I started thinking about attempting a blog earlier in the year.  I was in a graduate English class studying Shakespeare trying oh so desperately to figure out some pattern or similarity between The Merchant of Venice and Othello – and what the HELL was I going to write about – blah, blah, blah, “Othello is the ‘other’” blah, blah, blah “Shylock is the ‘other’" blah, blah, blah – and then I realized something:  there are no mothers in these plays.  Alive ones, that is.  It’s as if in Shakespeare’s world, these women squeezed out their offspring and dropped dead.  Admittedly, that was a very likely scenario at that time, so maybe.  
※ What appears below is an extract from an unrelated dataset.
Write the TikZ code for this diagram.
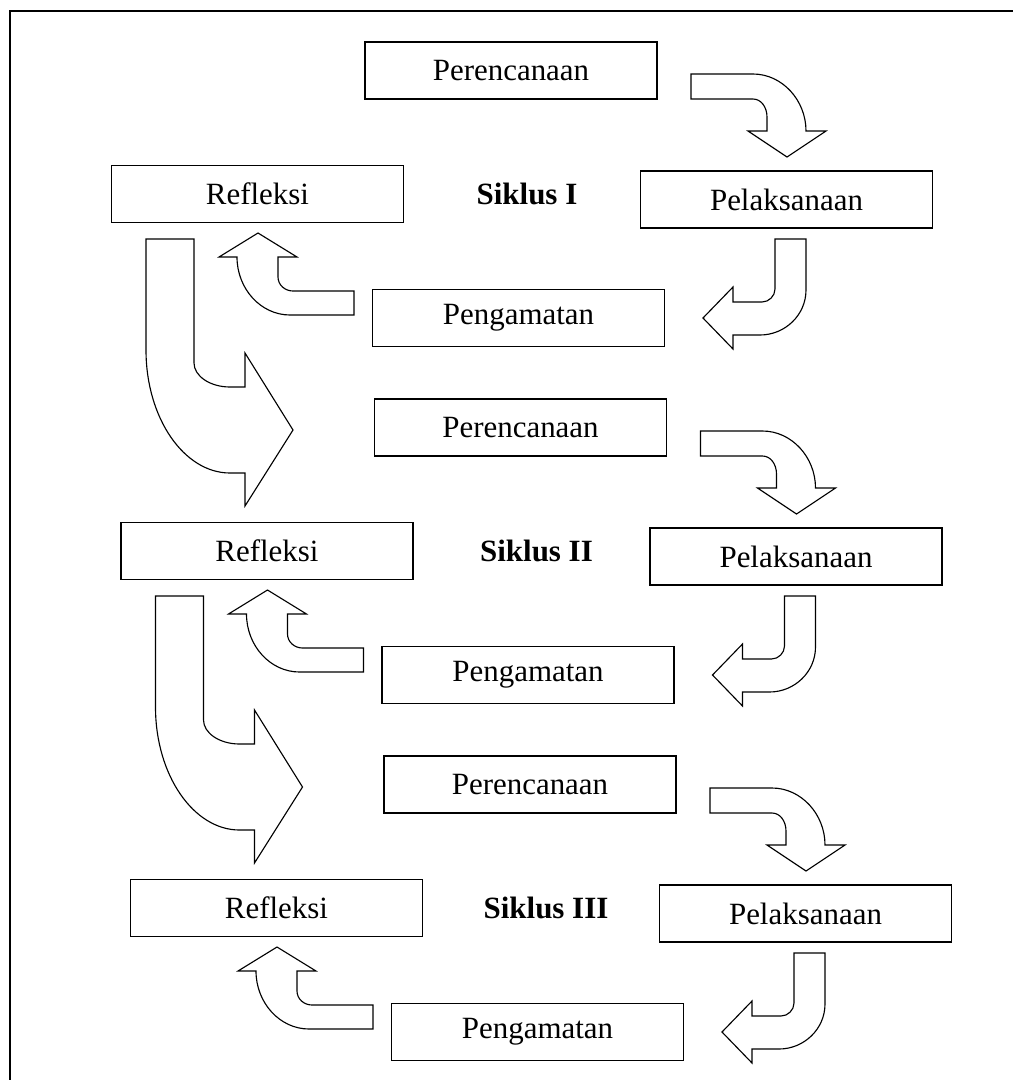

But that’s how I’ve been feeling lately.  As if the Mommy Track runs right off a cliff into some God-forsaken clusterfuck no-man’s-land called Youdontbelongmuchofanywhereland (geographically located anywhere west of Harlem Avenue- Chitown peeps, you know of what I speak.)

So you’re dead.  Or at least perceived to be.

And it came to me, courtesy of the Moor and the Jew:  Motherhood is simply another “otherhood.”